3.Zimbra ( not the open source version) has storage tiering built in and good prices for the education, iam not sure it will be cost effective as lefthand / seanodes.
matt on Thursday, 3 November, 2011 at 5:22 am

OF COURSE a CX3 is off contract. EMC “support” pricing ought to be justification for prison sentences, frankly. An equivalent CX4-240 solution was well into $200,000 because of support and software costs. I know several multi-national financial firms that run CX500’s and they do just fine.

I have 1 yr support from my EMC reseller. A CX is a single board computer. It doesn’t break. And if it did, I can have a replacement board for $1000 and in a jiffy. The hard drives are 300G/10K FiberChannel at $100 each. 147G/15K are $50.
8000 write IOPs of what size? 512B or 4KB? Scattered writes are SLOW no matter how fast the drive, so you need more IOPs (ie spindles) and intelligent destaging. My 12000 IOPS figure is for 8KB blocks.
NFS has all kinds of locking issues which DoveCot may or may not have addressed. You are also at the mercy of the NFS server’s consistency guarentees. NetApp is just fine. I can’t speak to the others.
matt on Thursday, 3 November, 2011 at 5:49 am

Linux LVM striping is broken. Only MD striping works correctly. only 8 spindles per LH node is a joke! You should be running at least 16 if not 24 before doubling for the paired node. Hardware Raid10 of 8 drives is typically only 50% faster than Raid10 of 4. If you have benchmarks saying otherwise, great. But Linux software RAID0 gets a lot closer to 100% than 50% improvement. Get a pair of 24drive units, and make six raid 10 groups of 4 drives each and 1 iSCSI LUN per raid group. If DoveCot can intelligently spread the indexes across 6 filesystems, you’re good. Otherwise you may have to MD0 across them.
Dan on Thursday, 3 November, 2011 at 6:38 am

In order to help contribute I feel that I kind of need to know what is going on with the system…and the links that David provided helped. 80,000+ mailboxes equates to that amount of index files. I’m not sure how many drives you’ve setup in the network RAID10 holding the indexes but do understand the capacity utilization of these indexes to be small (200 GB) with 8k iops 1:3 R:W Ratio.

As mentioned by other posters the dollar figure is tight for a hardware solution like IO Fusion and the like.

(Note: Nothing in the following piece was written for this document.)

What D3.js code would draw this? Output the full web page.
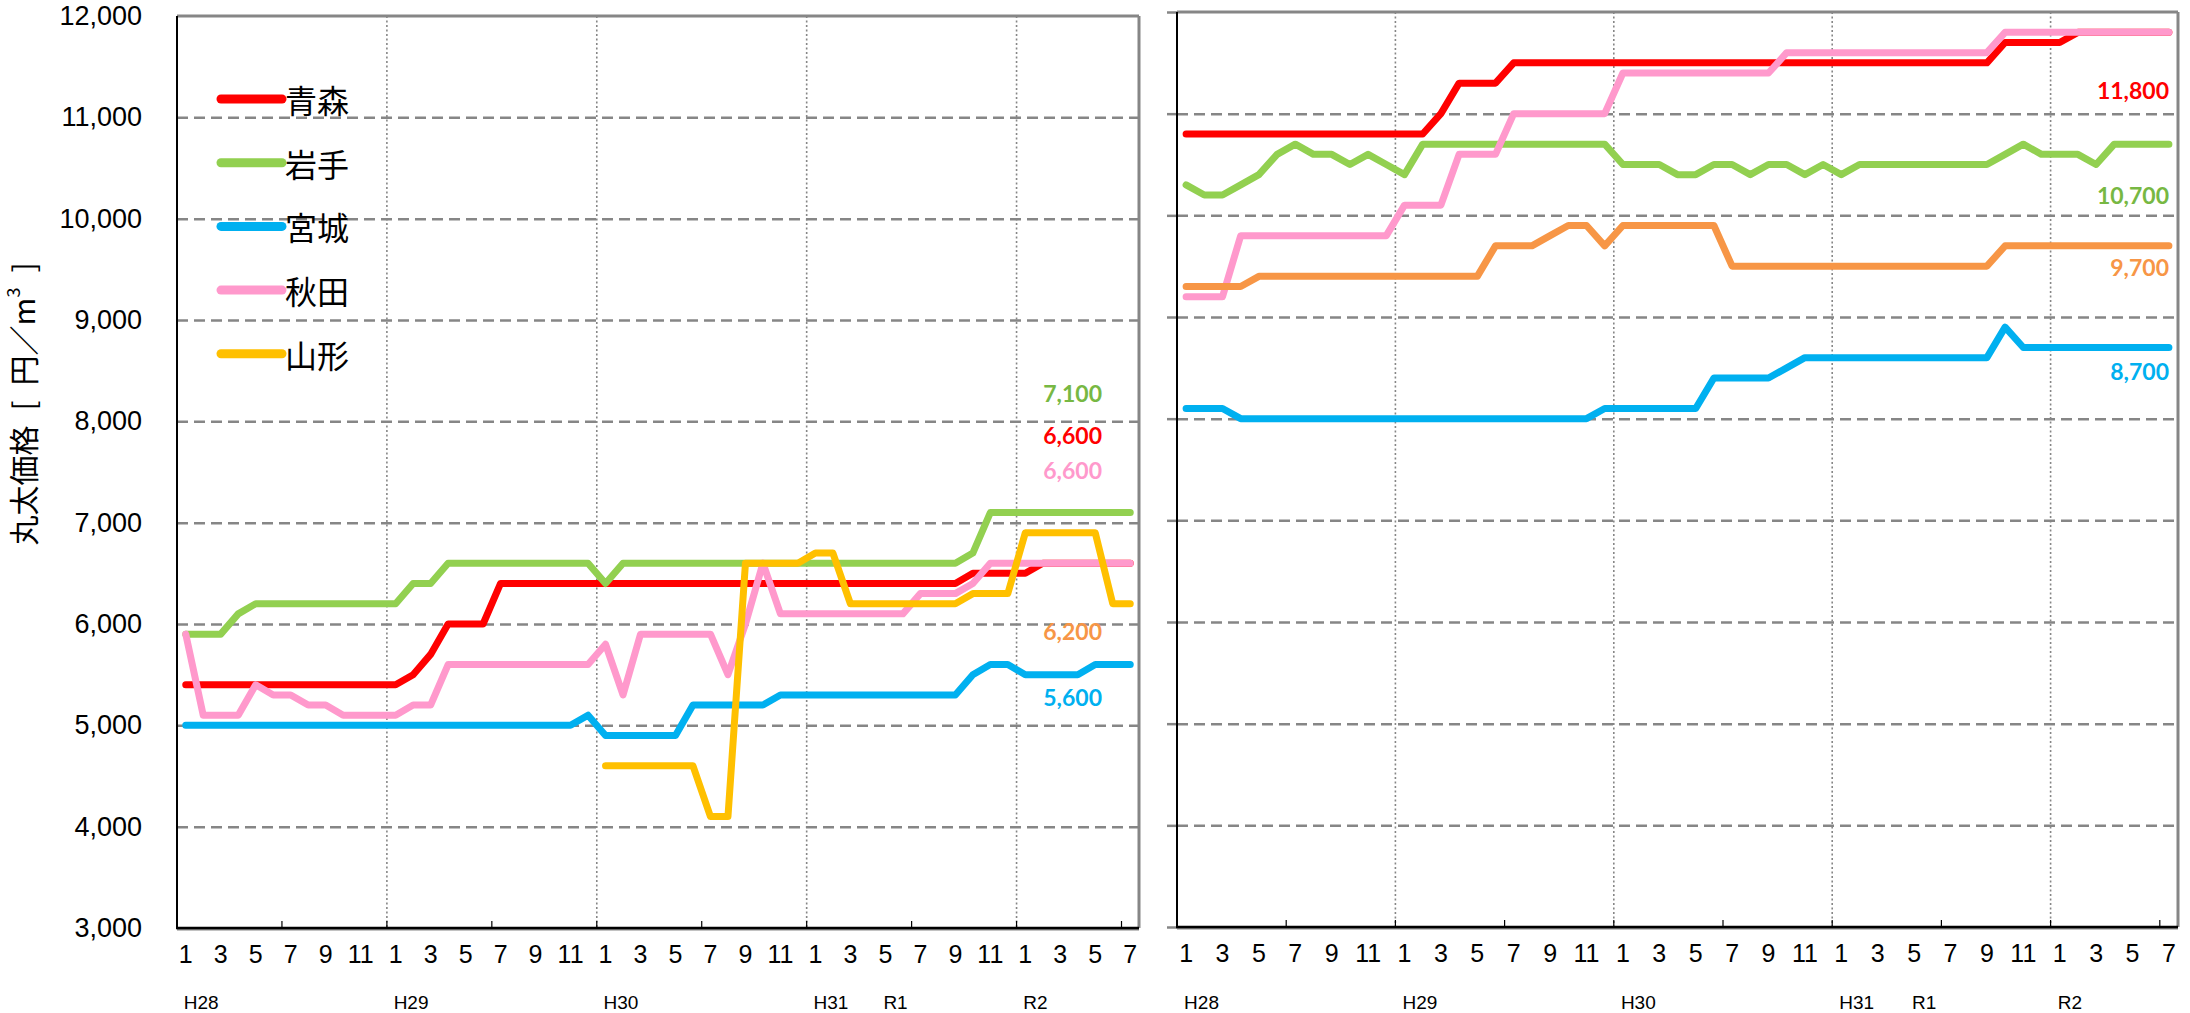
<!DOCTYPE html>
<html>
<head>
<meta charset="utf-8">
<script src="https://cdn.jsdelivr.net/npm/d3@7"></script>
<style>
  body { margin: 0; background: #fff; }
  svg { display: block; font-family: "Liberation Sans", Arial, sans-serif; }
</style>
</head>
<body>
<svg id="chart" width="2190" height="1013"></svg>
<script>
// Monthly log prices, Tohoku prefectures. Left and right panels share the same month axis.

const periods = [
  'H28.1','H28.2','H28.3','H28.4','H28.5','H28.6','H28.7','H28.8','H28.9','H28.10','H28.11','H28.12',
  'H29.1','H29.2','H29.3','H29.4','H29.5','H29.6','H29.7','H29.8','H29.9','H29.10','H29.11','H29.12',
  'H30.1','H30.2','H30.3','H30.4','H30.5','H30.6','H30.7','H30.8','H30.9','H30.10','H30.11','H30.12',
  'H31.1','H31.2','H31.3','H31.4','R1.5','R1.6','R1.7','R1.8','R1.9','R1.10','R1.11','R1.12',
  'R2.1','R2.2','R2.3','R2.4','R2.5','R2.6','R2.7'
];

const eraLabels = [
  ['H28', 'H28.1'], ['H29', 'H29.1'], ['H30', 'H30.1'],
  ['H31', 'H31.1'], ['R1', 'R1.5'], ['R2', 'R2.1']
];

const seriesNames = ['青森', '岩手', '宮城', '秋田', '山形'];
const yTicks = [3000, 4000, 5000, 6000, 7000, 8000, 9000, 10000, 11000, 12000];

// left panel
const leftAomori = [
  5400,5400,5400,5400,5400,5400,5400,5400,5400,5400,5400,5400,
  5400,5500,5700,6000,6000,6000,6400,6400,6400,6400,6400,6400,
  6400,6400,6400,6400,6400,6400,6400,6400,6400,6400,6400,6400,
  6400,6400,6400,6400,6400,6400,6400,6400,6400,6500,6500,6500,
  6500,6600,6600,6600,6600,6600,6600
];
const leftIwate = [
  5900,5900,5900,6100,6200,6200,6200,6200,6200,6200,6200,6200,
  6200,6400,6400,6600,6600,6600,6600,6600,6600,6600,6600,6600,
  6400,6600,6600,6600,6600,6600,6600,6600,6600,6600,6600,6600,
  6600,6600,6600,6600,6600,6600,6600,6600,6600,6700,7100,7100,
  7100,7100,7100,7100,7100,7100,7100
];
const leftMiyagi = [
  5000,5000,5000,5000,5000,5000,5000,5000,5000,5000,5000,5000,
  5000,5000,5000,5000,5000,5000,5000,5000,5000,5000,5000,5100,
  4900,4900,4900,4900,4900,5200,5200,5200,5200,5200,5300,5300,
  5300,5300,5300,5300,5300,5300,5300,5300,5300,5500,5600,5600,
  5500,5500,5500,5500,5600,5600,5600
];
const leftAkita = [
  5900,5100,5100,5100,5400,5300,5300,5200,5200,5100,5100,5100,
  5100,5200,5200,5600,5600,5600,5600,5600,5600,5600,5600,5600,
  5800,5300,5900,5900,5900,5900,5900,5500,6000,6600,6100,6100,
  6100,6100,6100,6100,6100,6100,6300,6300,6300,6400,6600,6600,
  6600,6600,6600,6600,6600,6600,6600
];
const leftYamagata = [
  null,null,null,null,null,null,null,null,null,null,null,null,
  null,null,null,null,null,null,null,null,null,null,null,null,
  4600,4600,4600,4600,4600,4600,4100,4100,6600,6600,6600,6600,
  6700,6700,6200,6200,6200,6200,6200,6200,6200,6300,6300,6300,
  6900,6900,6900,6900,6900,6200,6200
];

// right panel
const rightAomori = [
  10800,10800,10800,10800,10800,10800,10800,10800,10800,10800,10800,10800,
  10800,10800,11000,11300,11300,11300,11500,11500,11500,11500,11500,11500,
  11500,11500,11500,11500,11500,11500,11500,11500,11500,11500,11500,11500,
  11500,11500,11500,11500,11500,11500,11500,11500,11500,11700,11700,11700,
  11700,11800,11800,11800,11800,11800,11800
];
const rightIwate = [
  10300,10200,10200,10300,10400,10600,10700,10600,10600,10500,10600,10500,
  10400,10700,10700,10700,10700,10700,10700,10700,10700,10700,10700,10700,
  10500,10500,10500,10400,10400,10500,10500,10400,10500,10500,10400,10500,
  10400,10500,10500,10500,10500,10500,10500,10500,10500,10600,10700,10600,
  10600,10600,10500,10700,10700,10700,10700
];
const rightMiyagi = [
  8100,8100,8100,8000,8000,8000,8000,8000,8000,8000,8000,8000,
  8000,8000,8000,8000,8000,8000,8000,8000,8000,8000,8000,8100,
  8100,8100,8100,8100,8100,8400,8400,8400,8400,8500,8600,8600,
  8600,8600,8600,8600,8600,8600,8600,8600,8600,8900,8700,8700,
  8700,8700,8700,8700,8700,8700,8700
];
const rightAkita = [
  9200,9200,9200,9800,9800,9800,9800,9800,9800,9800,9800,9800,
  10100,10100,10100,10600,10600,10600,11000,11000,11000,11000,11000,11000,
  11400,11400,11400,11400,11400,11400,11400,11400,11400,11600,11600,11600,
  11600,11600,11600,11600,11600,11600,11600,11600,11600,11800,11800,11800,
  11800,11800,11800,11800,11800,11800,11800
];
const rightYamagata = [
  9300,9300,9300,9300,9400,9400,9400,9400,9400,9400,9400,9400,
  9400,9400,9400,9400,9400,9700,9700,9700,9800,9900,9900,9700,
  9900,9900,9900,9900,9900,9900,9500,9500,9500,9500,9500,9500,
  9500,9500,9500,9500,9500,9500,9500,9500,9500,9700,9700,9700,
  9700,9700,9700,9700,9700,9700,9700
];

const lineColors = ['#FF0000', '#92D050', '#00B0F0', '#FF99CC', '#FFC000'];
const rightLineColors = ['#FF0000', '#92D050', '#00B0F0', '#FF99CC', '#F79646'];
const labelColors = ['#FF0000', '#77B843', '#00B0F0', '#FF99CC', '#F79646'];

const svg = d3.select('#chart');
const gridColor = '#868686';
const fmt = d3.format(',');

const panels = [
  {
    x0: 177, x1: 1139, y0: 16, y1: 928,
    series: [leftAomori, leftIwate, leftMiyagi, leftAkita, leftYamagata],
    colors: lineColors,
    yLabels: true,
    labelRight: 1102,
    // value-axis position of each end label (null = no label)
    labelAt: [7865, 8280, 5280, 7520, 5930]
  },
  {
    x0: 1177, x1: 2178, y0: 12, y1: 927,
    series: [rightAomori, rightIwate, rightMiyagi, rightAkita, rightYamagata],
    colors: rightLineColors,
    yLabels: false,
    labelRight: 2169,
    labelAt: [11230, 10200, 8470, null, 9490]
  }
];

function drawPanel(p) {
  const x = d3.scaleBand().domain(periods).range([p.x0, p.x1]);
  const y = d3.scaleLinear().domain([3000, 12000]).range([p.y1, p.y0]);
  const g = svg.append('g');
  const w = p.x1 - p.x0;

  // horizontal dashed grid
  g.append('g').attr('transform', `translate(${p.x0},0)`)
    .call(d3.axisLeft(y).tickValues(yTicks.slice(1, -1)).tickSize(-w).tickFormat(''))
    .call(a => a.select('.domain').remove())
    .call(a => a.selectAll('line').attr('stroke', gridColor).attr('stroke-width', 2.5).attr('stroke-dasharray', '11 6'));

  // dotted year separators
  const yearStarts = periods.filter((d, i) => i > 0 && d.endsWith('.1'));
  g.append('g').selectAll('line').data(yearStarts).join('line')
    .attr('x1', d => x(d)).attr('x2', d => x(d))
    .attr('y1', p.y0).attr('y2', p.y1)
    .attr('stroke', gridColor).attr('stroke-width', 1.6).attr('stroke-dasharray', '2 2.5');

  // outside ticks on the right panel value axis
  if (!p.yLabels) {
    g.append('g').attr('transform', `translate(${p.x0},0)`)
      .call(d3.axisLeft(y).tickValues(yTicks).tickSize(10).tickFormat(''))
      .call(a => a.select('.domain').remove())
      .call(a => a.selectAll('line').attr('stroke', gridColor).attr('stroke-width', 2.5));
  }

  // frame: gray top/right, black left/bottom
  g.append('line').attr('x1', p.x0).attr('x2', p.x1).attr('y1', p.y0).attr('y2', p.y0)
    .attr('stroke', gridColor).attr('stroke-width', 3);
  g.append('line').attr('x1', p.x1).attr('x2', p.x1).attr('y1', p.y0).attr('y2', p.y1)
    .attr('stroke', gridColor).attr('stroke-width', 3);
  g.append('line').attr('x1', p.x0).attr('x2', p.x0).attr('y1', p.y0).attr('y2', p.y1)
    .attr('stroke', '#000').attr('stroke-width', 2);

  // category ticks every six months, pointing up
  const tickCats = periods.filter((d, i) => i > 0 && i % 6 === 0);
  g.append('g').selectAll('line').data(tickCats).join('line')
    .attr('x1', d => x(d)).attr('x2', d => x(d))
    .attr('y1', p.y1).attr('y2', p.y1 - 7)
    .attr('stroke', '#000').attr('stroke-width', 1.2);
  g.append('line').attr('x1', p.x0).attr('x2', p.x1).attr('y1', p.y1 + 1.5).attr('y2', p.y1 + 1.5)
    .attr('stroke', gridColor).attr('stroke-width', 2);
  g.append('line').attr('x1', p.x0 - 1).attr('x2', p.x1).attr('y1', p.y1).attr('y2', p.y1)
    .attr('stroke', '#000').attr('stroke-width', 2.5);

  // month labels (odd months)
  g.append('g').attr('transform', `translate(0,${p.y1})`)
    .call(d3.axisBottom(x)
      .tickValues(periods.filter(d => +d.split('.')[1] % 2 === 1))
      .tickFormat(d => d.split('.')[1]).tickSize(0).tickPadding(17))
    .call(a => a.select('.domain').remove())
    .call(a => a.selectAll('text').attr('font-size', 25).attr('fill', '#000')
      .attr('font-family', '"Liberation Sans", Arial, sans-serif'));

  g.append('g').selectAll('text').data(eraLabels).join('text')
    .attr('x', d => x(d[1]) + x.bandwidth() / 2 - 2)
    .attr('y', 1009)
    .attr('font-size', 19)
    .text(d => d[0]);

  if (p.yLabels) {
    g.append('g').attr('transform', `translate(${p.x0},0)`)
      .call(d3.axisLeft(y).tickValues(yTicks).tickFormat(fmt).tickSize(0).tickPadding(35))
      .call(a => a.select('.domain').remove())
      .call(a => a.selectAll('text').attr('font-size', 27).attr('fill', '#000')
        .attr('font-family', '"Liberation Sans", Arial, sans-serif'));
  }

  // series lines
  const line = d3.line()
    .defined(v => v != null)
    .x((v, i) => x(periods[i]) + x.bandwidth() / 2)
    .y(v => y(v));
  g.append('g').selectAll('path').data(p.series).join('path')
    .attr('d', line)
    .attr('fill', 'none')
    .attr('stroke', (d, i) => p.colors[i])
    .attr('stroke-width', 7)
    .attr('stroke-linejoin', 'round')
    .attr('stroke-linecap', 'round');

  // end-value labels
  const ends = p.series.map((s, i) => ({ v: s[s.length - 1], at: p.labelAt[i], color: labelColors[i] }))
    .filter(d => d.at != null);
  g.append('g').selectAll('text').data(ends).join('text')
    .attr('x', p.labelRight)
    .attr('y', d => y(d.at))
    .attr('text-anchor', 'end')
    .attr('dominant-baseline', 'central')
    .attr('font-family', 'Lato, "Open Sans", sans-serif')
    .attr('font-weight', 'bold')
    .attr('font-size', 23)
    .attr('fill', d => d.color)
    .text(d => fmt(d.v));
}

panels.forEach(drawPanel);

// legend
const legend = svg.append('g').attr('transform', 'translate(221,99)');
const item = legend.selectAll('g').data(seriesNames).join('g')
  .attr('transform', (d, i) => `translate(0,${i * 63.7})`);
item.append('line').attr('x1', 0).attr('x2', 61)
  .attr('stroke', (d, i) => lineColors[i]).attr('stroke-width', 9).attr('stroke-linecap', 'round');
item.append('text').attr('x', 64).attr('dominant-baseline', 'central')
  .attr('font-family', '"Noto Sans CJK JP", sans-serif').attr('font-size', 32)
  .text(d => d);

// value axis title
const title = svg.append('text')
  .attr('transform', 'translate(22,404) rotate(-90)')
  .attr('text-anchor', 'middle')
  .attr('dominant-baseline', 'central')
  .attr('font-family', '"Noto Sans CJK JP", sans-serif')
  .attr('font-size', 30);
title.append('tspan').text('丸太価格\u2002[\u2002円／m');
title.append('tspan').attr('font-size', 18).attr('dy', -10).text('3');
title.append('tspan').attr('dy', 10).text('\u2002]');
</script>
</body>
</html>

I know software solutions have been mentioned but nothing specific. There are software only solutions where you can optimize the underlying storage and considering the dollar amount this maybe the best approach. Problem I see is that 80K + indexes is randomizing the IO’s to the storage….also predominantly writes which is another hinderence to storage. There are solutions that can take all those writes and serialize them into a sequential stream down to a small logging disk (roughly 10 GB in size off your fastest drive technology) before asynchronously destaging these writes to a slower tier of drives (imposing a logging architecture at the VMDK level). This can help minimize the amount of really fast expensive storage needed, also sequential write workloads in general are handled by storage better. I know Virsto Software has this type of capabilities that may be of interest.
Javier on Thursday, 3 November, 2011 at 10:37 am

@natmaka a caching imap proxy could be an interesting solution to reduce load by MUAs, worth a look. But I do not know if $MEGABOSSES will be happy if new mails are “delayed” a couple of minutes before appearing in their iphones / outlooks. Thank you for your answer @natkama

@John: Dovecot has some “storage tiering” called “alternate storage” (http://wiki2.dovecot.org/Tools/Doveadm/Altmove). I can define rules to move “old” e-mails to cheaper/bulkier storage if needed.

Seanodes? I did not know about them. I will investigate, thank you for your response, @John.

@matt The biggest lefhtand node has only 12 disks. And I “feel” that buying all that spinning rust, several terabytes, only to use 100-200 GB is someway “wasteful”. Our take is high-iops, very low capacity, iscsi, cheap synchronous replicated storage.

We did some test with MD raid 0 vs LVM stripping and MD is somewhat faster, but not 50% faster. Any reference that support your statement “Linux LVM striping is broken”?

Thank you for your answers, @matt

@David Magda. You give a possible solution, use several dovecot instances/VM and cluster them via director, each instance with their own indexes. But this would be a major overhaul to our mail backend, adding more complexity. We think that a storage-only solution is “cleaner” in this case. Thank you for your answer.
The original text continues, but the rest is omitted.